The Original Statement should be read as though it were amended as follows:

1. INCREASE IN CASH CONSIDERATION

Hatmore has increased the Cash Consideration under the Offer from \$1.30 for each ITC Share to \$1.35 for each ITC Share. The Scrip Consideration remains unchanged at 3 FCL Shares for every 5 ITC Shares.

All ITC Shareholders who have already accepted the Offer and elected Cash Consideration and all ITC Shareholders who accept the Offer for Cash Consideration before the end of the Offer Period are entitled to receive the increased consideration of \$1.35 for each ITC Share.

All ITC Shareholders who have already accepted the Offer and elected Scrip Consideration are entitled to make a fresh election of the consideration to be taken under the Offer, in accordance with section 6 of this Second Supplementary Bidder's Statement.

Attached to this Second Supplementary Bidder's Statement as Annexure A is a notice under section 650D of the Corporations Act which formally varies the terms of the Offer to give effect to the increase in the Cash Consideration ("Notice").

$\overline{2}$ . ITC DIVIDEND

$2.1$ ITC Resolves to pay dividend

On 9 June 2006 ITC announced to the ASX that the board of directors of ITC resolved to declare a fully franked dividend of \$0.05 cents per ITC Share ("ITC Dividend"), to be paid on 17 July 2006 from retained profits. The record date for the ITC Dividend is 21 June 2006 ("Dividend Record Date"). A copy of this announcement is attached as Annexure B.

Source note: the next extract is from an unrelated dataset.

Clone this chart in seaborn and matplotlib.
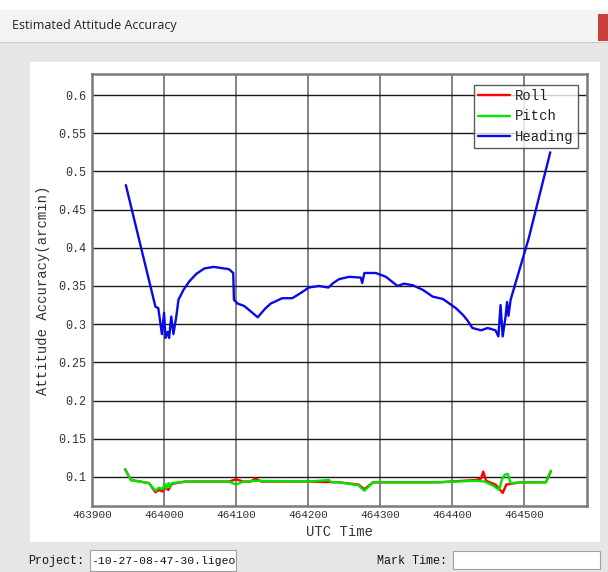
import numpy as np
import pandas as pd
import matplotlib
matplotlib.use('Agg')
import matplotlib.pyplot as plt
import seaborn as sns
from matplotlib.patches import Rectangle
from matplotlib.ticker import FormatStrFormatter

# Heading accuracy
heading_t = [463947, 463988, 463992, 463997, 464000, 464002, 464005, 464007, 464010,
             464013, 464017, 464020, 464027, 464035, 464045, 464056, 464069, 464090,
             464096, 464097, 464102, 464111, 464120, 464130, 464140, 464148, 464164,
             464178, 464190, 464201, 464215, 464228, 464235, 464243, 464257, 464273,
             464275, 464278, 464294, 464308, 464324, 464333, 464345, 464359, 464373,
             464387, 464405, 464415, 464421, 464428, 464440, 464449, 464460, 464464,
             464467, 464470, 464474, 464476, 464478, 464481, 464506, 464536]
heading_v = [0.482, 0.323, 0.321, 0.287, 0.315, 0.282, 0.290, 0.282, 0.310,
             0.287, 0.310, 0.332, 0.345, 0.356, 0.366, 0.373, 0.375, 0.372,
             0.367, 0.332, 0.327, 0.324, 0.317, 0.309, 0.320, 0.327, 0.334,
             0.334, 0.341, 0.348, 0.350, 0.348, 0.354, 0.359, 0.362, 0.361,
             0.354, 0.367, 0.367, 0.362, 0.350, 0.353, 0.351, 0.345, 0.336,
             0.333, 0.321, 0.312, 0.305, 0.295, 0.292, 0.295, 0.292, 0.284,
             0.325, 0.284, 0.310, 0.329, 0.311, 0.332, 0.412, 0.525]

# Roll accuracy
roll_t = [463946, 463954, 463979, 463988, 463993, 463998, 464002, 464006, 464011,
          464030, 464090, 464100, 464110, 464120, 464127, 464135, 464200, 464243,
          464270, 464278, 464290, 464380, 464433, 464440, 464443, 464447, 464460,
          464465, 464470, 464475, 464481, 464495, 464530, 464537]
roll_v = [0.110, 0.096, 0.092, 0.080, 0.083, 0.081, 0.086, 0.083, 0.091,
          0.094, 0.094, 0.097, 0.094, 0.094, 0.098, 0.094, 0.094, 0.093,
          0.090, 0.084, 0.093, 0.093, 0.096, 0.098, 0.107, 0.095, 0.090,
          0.085, 0.079, 0.090, 0.091, 0.093, 0.093, 0.108]

# Pitch accuracy
pitch_t = [463946, 463954, 463979, 463988, 463993, 463998, 464001, 464003, 464006,
           464008, 464011, 464030, 464090, 464100, 464110, 464127, 464200, 464229,
           464232, 464243, 464270, 464278, 464290, 464380, 464433, 464445, 464458,
           464465, 464469, 464473, 464477, 464481, 464495, 464530, 464537]
pitch_v = [0.110, 0.096, 0.092, 0.082, 0.086, 0.084, 0.091, 0.085, 0.092,
           0.087, 0.092, 0.094, 0.094, 0.090, 0.094, 0.095, 0.094, 0.096,
           0.093, 0.093, 0.089, 0.082, 0.093, 0.093, 0.095, 0.094, 0.088,
           0.083, 0.097, 0.103, 0.104, 0.092, 0.093, 0.093, 0.108]

x_ticks = [463900, 464000, 464100, 464200, 464300, 464400, 464500]
y_ticks = [0.1, 0.15, 0.2, 0.25, 0.3, 0.35, 0.4, 0.45, 0.5, 0.55, 0.6]

df = pd.concat([
    pd.DataFrame({'t': roll_t, 'v': roll_v, 'series': 'Roll'}),
    pd.DataFrame({'t': pitch_t, 'v': pitch_v, 'series': 'Pitch'}),
    pd.DataFrame({'t': heading_t, 'v': heading_v, 'series': 'Heading'}),
], ignore_index=True)

sns.set_style('white')
mono = ['Liberation Mono', 'DejaVu Sans Mono']
ui = ['Open Sans', 'DejaVu Sans']

fig = plt.figure(figsize=(6.08, 5.72), dpi=100)
fig.patch.set_facecolor('#e6e6e6')

W, H = 608, 572
def box(x, y, w, h, fc, ec='none', lw=0):
    fig.patches.append(Rectangle((x / W, 1 - (y + h) / H), w / W, h / H,
                                 transform=fig.transFigure, facecolor=fc,
                                 edgecolor=ec, linewidth=lw, zorder=-5))

# window chrome
box(0, 0, 608, 10, '#ffffff')
box(0, 10, 608, 32, '#f3f3f3')
box(0, 42, 608, 1, '#c8c8c8')
box(598, 14, 10, 27, '#c9413b')
fig.text(12 / W, 1 - 26 / H, 'Estimated Attitude Accuracy', fontsize=9,
         family=ui, va='center', ha='left', color='#222222')
# white panel behind plot
box(30, 62, 570, 480, '#ffffff')
# bottom bar
fig.text(28 / W, 1 - 561 / H, 'Project:', fontsize=8.5, family=mono, va='center', color='#111111')
box(90, 550, 146, 21, '#ffffff', '#a0a0a0', 0.8)
fig.text(91 / W, 1 - 561 / H, '-10-27-08-47-30.ligeo', fontsize=8.2, family=mono,
         va='center', color='#111111')
fig.text(377 / W, 1 - 561 / H, 'Mark Time:', fontsize=8.5, family=mono, va='center', color='#111111')
box(453, 551, 147, 18, '#ffffff', '#a0a0a0', 0.8)

ax = fig.add_axes([92 / W, 1 - 506 / H, 495 / W, 432 / H])
ax.set_zorder(2)
sns.lineplot(data=df, x='t', y='v', hue='series', sort=False, estimator=None,
             palette={'Roll': '#ff0000', 'Pitch': '#00e600', 'Heading': '#0a0ae6'},
             linewidth=1.7, ax=ax)

ax.set_xlim(463900, 464587)
ax.set_ylim(0.062, 0.6275)
ax.set_xticks(x_ticks)
ax.set_yticks(y_ticks)
ax.yaxis.set_major_formatter(FormatStrFormatter('%g'))
ax.xaxis.set_major_formatter(FormatStrFormatter('%d'))
ax.tick_params(length=0, labelsize=8.5, colors='#333333')
ax.tick_params(axis='x', pad=3, labelsize=8)
ax.tick_params(axis='y', pad=4)
for lab in ax.get_xticklabels() + ax.get_yticklabels():
    lab.set_family(mono)

ax.xaxis.grid(True, color='#6e6e6e', linewidth=1.2)
ax.yaxis.grid(True, color='#1a1a1a', linewidth=1.0)
ax.set_axisbelow(True)
for s in ax.spines.values():
    s.set_visible(True)
    s.set_color('#7a7a7a')
    s.set_linewidth(1.8)

ax.set_xlabel('UTC Time', fontsize=10, family=mono, color='#333333')
ax.set_ylabel('Attitude Accuracy(arcmin)', fontsize=10, family=mono, color='#333333')
ax.xaxis.set_label_coords(0.5, -(525 - 506) / 432)
ax.yaxis.set_label_coords(-(92 - 50) / 495, 0.5)

leg = ax.legend(loc='upper right', bbox_to_anchor=((578 - 92) / 495, 1 - 11 / 432),
                borderaxespad=0, frameon=True, fancybox=False,
                prop={'family': mono, 'size': 10},
                handlelength=2.3, handletextpad=0.4, borderpad=0.3, labelspacing=0.45)
leg.get_frame().set_edgecolor('#333333')
leg.get_frame().set_linewidth(1.0)
for t in leg.get_texts():
    t.set_color('#222222')

fig.savefig('out.png', dpi=100)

$2.2$ Entitlement to ITC Dividend

Hatmore has agreed to increase the Cash Consideration and Scrip Consideration under the Offer by permitting the ITC Shareholders who accept the Offer on or after 22 June 2006 to retain the ITC Dividend without adjustment to the Cash Consideration or Scrip Consideration payable under the Offer.

2.3 ITC Shareholders who have accepted or accept before the Dividend Record Date

ITC Shareholders who have accepted, or who accept, the Cash Consideration or the Scrip Consideration under the Offer and have their shares transferred to Hatmore on or before the Dividend Record Date will not be entitled to receive the ITC Dividend.

However, after discussions with the Australian Securities and Investments Commission ("ASIC"), Hatmore has confirmed that it can vary the terms of the Offer so as to give each ITC Shareholder whose acceptance is received on or prior to the Dividend Record Date and whose ITC Shares have been transferred to Hatmore on or before close of business on the Dividend Record Date the right to be paid a cash amount equal to the ITC Dividend ("Cash Dividend Amount") in addition to the Cash Consideration or Scrip Consideration already offered by Hatmore to ITC Shareholders who accept the Offer.

The Notice formally varies the terms of the Offer to give effect to this increase in the Cash Consideration and Scrip Consideration offered under the Offer.

Hatmore will pay the Cash Dividend Amount no later than two (2) Business Days after the date on which Hatmore receives from ITC the ITC Dividend, which is expected to be 17 July 2006.

$2.4$ ASIC Modification of the Corporations Act

By an instrument dated 9 June 2006 ASIC has granted Hatmore a modification to sections 650B(1)(g) and section 650B(2A) of the Corporations Act to enable Hatmore to vary the terms of the Offer in the manner set out in section 2.1 and section 2.2 of this Second Supplementary Bidder's Statement and the Notice. A copy of the instrument is attached as Annexure C.

3. FINANCIAL INFORMATION

FCL considers that the payment of the increased Cash Consideration will not have a material impact on the pro forma financial information contained in section 11 of the Original Bidder's Statement (as replaced by the First Supplementary Bidder's Statement).

EXTENSION OF OFFER PERIOD 4.

Hatmore has extended the Offer Period which will now close at 7:00pm (Australian Eastern Standard Time) on 30 June 2006.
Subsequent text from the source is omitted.